▸ **EXERCISE DIRECTIONS**: Give an exact transcription of every line, dropping the images.

[Plotting code records]

────

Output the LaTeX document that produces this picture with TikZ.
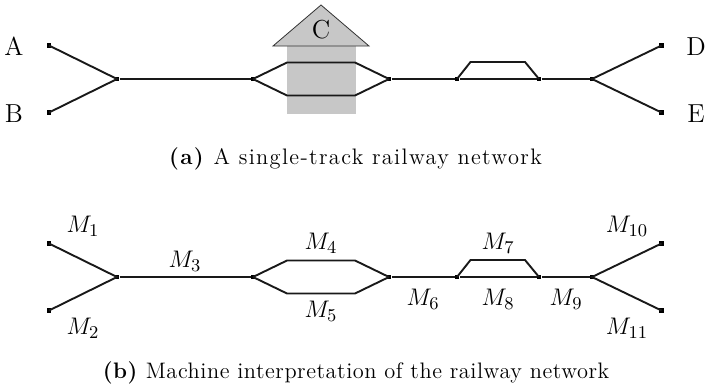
\documentclass[tikz,border=0pt]{standalone}
\usepackage{amsmath, amssymb}
\usepackage{fontspec}
\usetikzlibrary{calc}
\definecolor{station}{gray}{0.78}
\newfontfamily\capafont{Latin Modern Roman}[LetterSpace=6]
\newfontfamily\capbfont{Latin Modern Roman}[LetterSpace=2.4]
\tikzset{
  >=latex,
  track/.style={draw=black!90, line width=0.95pt},
  joint/.style={fill=black, inner sep=0pt, minimum size=2.1pt, rectangle},
  lab/.style={font=\fontsize{13}{15}\selectfont, inner sep=0pt},
  mlab/.style={font=\fontsize{13}{15}\selectfont, inner sep=0pt},
  captext/.style={font=\fontsize{11.2}{13}\selectfont, inner sep=0pt},
  area/.style={fill=station},
}
\begin{document}
\begin{tikzpicture}[x=0.5pt,y=-0.5pt]
\useasboundingbox (0,0) rectangle (705,391);
% station area, behind the tracks
\fill[area] (287,46) rectangle (356,114);
\filldraw[area, draw=black!80, line width=0.4pt] (273,46) -- (321,5) -- (369,46) -- cycle;
% both networks share one layout
\foreach \n/\y in {t/79,b/277}{
  \node[joint] (\n a) at (49,\y-33.5) {};
  \node[joint] (\n b) at (49,\y+33.5) {};
  \node[joint] (\n j1) at (117,\y) {};
  \node[joint] (\n j2) at (253,\y) {};
  \node[joint] (\n j3) at (389,\y) {};
  \node[joint] (\n j4) at (457,\y) {};
  \node[joint] (\n j5) at (539,\y) {};
  \node[joint] (\n j6) at (592,\y) {};
  \node[joint] (\n d) at (661.5,\y-33.5) {};
  \node[joint] (\n e) at (661.5,\y+33.5) {};
  \draw[track] (\n a.center) -- (\n j1.center) -- (\n b.center);
  \draw[track] (\n j1) -- (\n j2);
  \draw[track] (\n j2.center) -- ++(34,-16.5) -- ++(68,0) -- (\n j3.center);
  \draw[track] (\n j2.center) -- ++(34,16.5) -- ++(68,0) -- (\n j3.center);
  \draw[track] (\n j3) -- (\n j4) -- (\n j5) -- (\n j6);
  \draw[track] (\n j4.center) -- ++(13.5,-17) -- ++(54.5,0) -- (\n j5.center);
  \draw[track] (\n d.center) -- (\n j6.center) -- (\n e.center);
}
% network labels
\node[lab] (la) at (14,46) {A};
\node[lab] (lb) at (14,113.5) {B};
\node[lab] (lc) at (321,30) {C};
\node[lab] (ld) at (696,47) {D};
\node[lab] (le) at (696,114) {E};
\node[captext] (capa) at (355.5,159) {\capafont\textbf{(a)} A single-track railway network};
% machine labels
\node[mlab] (m1) at (83,226) {$M_1$};
\node[mlab] (m2) at (83,328) {$M_2$};
\node[mlab] (m3) at (185,261) {$M_3$};
\node[mlab] (m4) at (321,243) {$M_4$};
\node[mlab] (m5) at (321,311) {$M_5$};
\node[mlab] (m6) at (423,299) {$M_6$};
\node[mlab] (m7) at (498,243) {$M_7$};
\node[mlab] (m8) at (498,299) {$M_8$};
\node[mlab] (m9) at (566,299) {$M_9$};
\node[mlab] (m10) at (627,226) {$M_{10}$};
\node[mlab] (m11) at (627,328) {$M_{11}$};
\node[captext] (capb) at (356,373) {\capbfont\textbf{(b)} Machine interpretation of the railway network};
\end{tikzpicture}
\end{document}
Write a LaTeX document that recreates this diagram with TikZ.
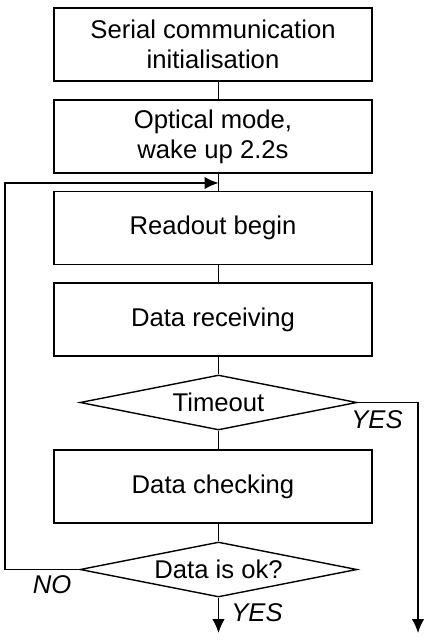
\documentclass[tikz,border=0pt]{standalone}
\usepackage{fontspec}
\setmainfont{Liberation Sans}
\usetikzlibrary{arrows.meta, shapes.geometric}

\begin{document}
\begin{tikzpicture}[x=0.02cm, y=-0.02cm,
  proc/.style={rectangle, draw=black, line width=0.8pt, minimum width=6.36cm, minimum height=1.46cm, align=center, font=\fontsize{14.6}{17}\selectfont},
  test/.style={diamond, draw=black, line width=0.8pt, aspect=5, inner sep=0pt, minimum width=5.54cm, minimum height=1.1cm, font=\fontsize{14.6}{17}\selectfont},
  flow/.style={line width=0.8pt},
  go/.style={-{Latex[length=2.8mm, width=2.5mm]}, line width=0.8pt},
  ans/.style={font=\fontsize{14.6}{17}\selectfont\itshape}
]
\useasboundingbox (0,0) rectangle (428,641);
\node[proc] (init) at (213,44.5) {Serial communication\\initialisation};
\node[proc] (optic) at (213,136.5) {Optical mode,\\wake up 2.2s};
\node[proc] (readout) at (213,228) {Readout begin};
\node[proc] (recv) at (213,319.5) {Data receiving};
\node[test] (timeout) at (218.5,402.5) {Timeout};
\node[proc] (check) at (213,486.5) {Data checking};
\node[test] (dataok) at (218.5,569.5) {Data is ok?};
\node[ans] (tyes) at (377,420) {YES};
\node[ans] (ono) at (52,585) {NO};
\node[ans] (oyes) at (257,613) {YES};
\coordinate (loop) at (5,183);
\coordinate (exit) at (418,633);
\coordinate (done) at (218.5,633);

\draw[flow] (init.south -| timeout.north) -- (optic.north -| timeout.north);
\draw[flow] (optic.south -| timeout.north) -- (readout.north -| timeout.north);
\draw[flow] (readout.south -| timeout.north) -- (recv.north -| timeout.north);
\draw[flow] (recv.south -| timeout.north) -- (timeout.north);
\draw[flow] (timeout.south) -- (check.north -| timeout.south);
\draw[flow] (check.south -| dataok.north) -- (dataok.north);
\draw[go] (dataok.west) -| (loop) -- (loop -| timeout.north);
\draw[go] (timeout.east) -| (exit);
\draw[go] (dataok.south) -- (done);
\end{tikzpicture}
\end{document}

────

▸ **WRITTEN ANSWER**:
Output the LaTeX document that produces this picture with TikZ.
\documentclass[tikz,border=0pt]{standalone}
\usepackage{amsmath, amssymb}
\usepackage{fontspec}
\usetikzlibrary{calc}
\definecolor{station}{gray}{0.78}
\newfontfamily\capafont{Latin Modern Roman}[LetterSpace=6]
\newfontfamily\capbfont{Latin Modern Roman}[LetterSpace=2.4]
\tikzset{
  >=latex,
  track/.style={draw=black!90, line width=0.95pt},
  joint/.style={fill=black, inner sep=0pt, minimum size=2.1pt, rectangle},
  lab/.style={font=\fontsize{13}{15}\selectfont, inner sep=0pt},
  mlab/.style={font=\fontsize{13}{15}\selectfont, inner sep=0pt},
  captext/.style={font=\fontsize{11.2}{13}\selectfont, inner sep=0pt},
  area/.style={fill=station},
}
\begin{document}
\begin{tikzpicture}[x=0.5pt,y=-0.5pt]
\useasboundingbox (0,0) rectangle (705,391);
% station area, behind the tracks
\fill[area] (287,46) rectangle (356,114);
\filldraw[area, draw=black!80, line width=0.4pt] (273,46) -- (321,5) -- (369,46) -- cycle;
% both networks share one layout
\foreach \n/\y in {t/79,b/277}{
  \node[joint] (\n a) at (49,\y-33.5) {};
  \node[joint] (\n b) at (49,\y+33.5) {};
  \node[joint] (\n j1) at (117,\y) {};
  \node[joint] (\n j2) at (253,\y) {};
  \node[joint] (\n j3) at (389,\y) {};
  \node[joint] (\n j4) at (457,\y) {};
  \node[joint] (\n j5) at (539,\y) {};
  \node[joint] (\n j6) at (592,\y) {};
  \node[joint] (\n d) at (661.5,\y-33.5) {};
  \node[joint] (\n e) at (661.5,\y+33.5) {};
  \draw[track] (\n a.center) -- (\n j1.center) -- (\n b.center);
  \draw[track] (\n j1) -- (\n j2);
  \draw[track] (\n j2.center) -- ++(34,-16.5) -- ++(68,0) -- (\n j3.center);
  \draw[track] (\n j2.center) -- ++(34,16.5) -- ++(68,0) -- (\n j3.center);
  \draw[track] (\n j3) -- (\n j4) -- (\n j5) -- (\n j6);
  \draw[track] (\n j4.center) -- ++(13.5,-17) -- ++(54.5,0) -- (\n j5.center);
  \draw[track] (\n d.center) -- (\n j6.center) -- (\n e.center);
}
% network labels
\node[lab] (la) at (14,46) {A};
\node[lab] (lb) at (14,113.5) {B};
\node[lab] (lc) at (321,30) {C};
\node[lab] (ld) at (696,47) {D};
\node[lab] (le) at (696,114) {E};
\node[captext] (capa) at (355.5,159) {\capafont\textbf{(a)} A single-track railway network};
% machine labels
\node[mlab] (m1) at (83,226) {$M_1$};
\node[mlab] (m2) at (83,328) {$M_2$};
\node[mlab] (m3) at (185,261) {$M_3$};
\node[mlab] (m4) at (321,243) {$M_4$};
\node[mlab] (m5) at (321,311) {$M_5$};
\node[mlab] (m6) at (423,299) {$M_6$};
\node[mlab] (m7) at (498,243) {$M_7$};
\node[mlab] (m8) at (498,299) {$M_8$};
\node[mlab] (m9) at (566,299) {$M_9$};
\node[mlab] (m10) at (627,226) {$M_{10}$};
\node[mlab] (m11) at (627,328) {$M_{11}$};
\node[captext] (capb) at (356,373) {\capbfont\textbf{(b)} Machine interpretation of the railway network};
\end{tikzpicture}
\end{document}
Write a LaTeX document that recreates this diagram with TikZ.
\documentclass[tikz,border=0pt]{standalone}
\usepackage{fontspec}
\setmainfont{Liberation Sans}
\usetikzlibrary{arrows.meta, shapes.geometric}

\begin{document}
\begin{tikzpicture}[x=0.02cm, y=-0.02cm,
  proc/.style={rectangle, draw=black, line width=0.8pt, minimum width=6.36cm, minimum height=1.46cm, align=center, font=\fontsize{14.6}{17}\selectfont},
  test/.style={diamond, draw=black, line width=0.8pt, aspect=5, inner sep=0pt, minimum width=5.54cm, minimum height=1.1cm, font=\fontsize{14.6}{17}\selectfont},
  flow/.style={line width=0.8pt},
  go/.style={-{Latex[length=2.8mm, width=2.5mm]}, line width=0.8pt},
  ans/.style={font=\fontsize{14.6}{17}\selectfont\itshape}
]
\useasboundingbox (0,0) rectangle (428,641);
\node[proc] (init) at (213,44.5) {Serial communication\\initialisation};
\node[proc] (optic) at (213,136.5) {Optical mode,\\wake up 2.2s};
\node[proc] (readout) at (213,228) {Readout begin};
\node[proc] (recv) at (213,319.5) {Data receiving};
\node[test] (timeout) at (218.5,402.5) {Timeout};
\node[proc] (check) at (213,486.5) {Data checking};
\node[test] (dataok) at (218.5,569.5) {Data is ok?};
\node[ans] (tyes) at (377,420) {YES};
\node[ans] (ono) at (52,585) {NO};
\node[ans] (oyes) at (257,613) {YES};
\coordinate (loop) at (5,183);
\coordinate (exit) at (418,633);
\coordinate (done) at (218.5,633);

\draw[flow] (init.south -| timeout.north) -- (optic.north -| timeout.north);
\draw[flow] (optic.south -| timeout.north) -- (readout.north -| timeout.north);
\draw[flow] (readout.south -| timeout.north) -- (recv.north -| timeout.north);
\draw[flow] (recv.south -| timeout.north) -- (timeout.north);
\draw[flow] (timeout.south) -- (check.north -| timeout.south);
\draw[flow] (check.south -| dataok.north) -- (dataok.north);
\draw[go] (dataok.west) -| (loop) -- (loop -| timeout.north);
\draw[go] (timeout.east) -| (exit);
\draw[go] (dataok.south) -- (done);
\end{tikzpicture}
\end{document}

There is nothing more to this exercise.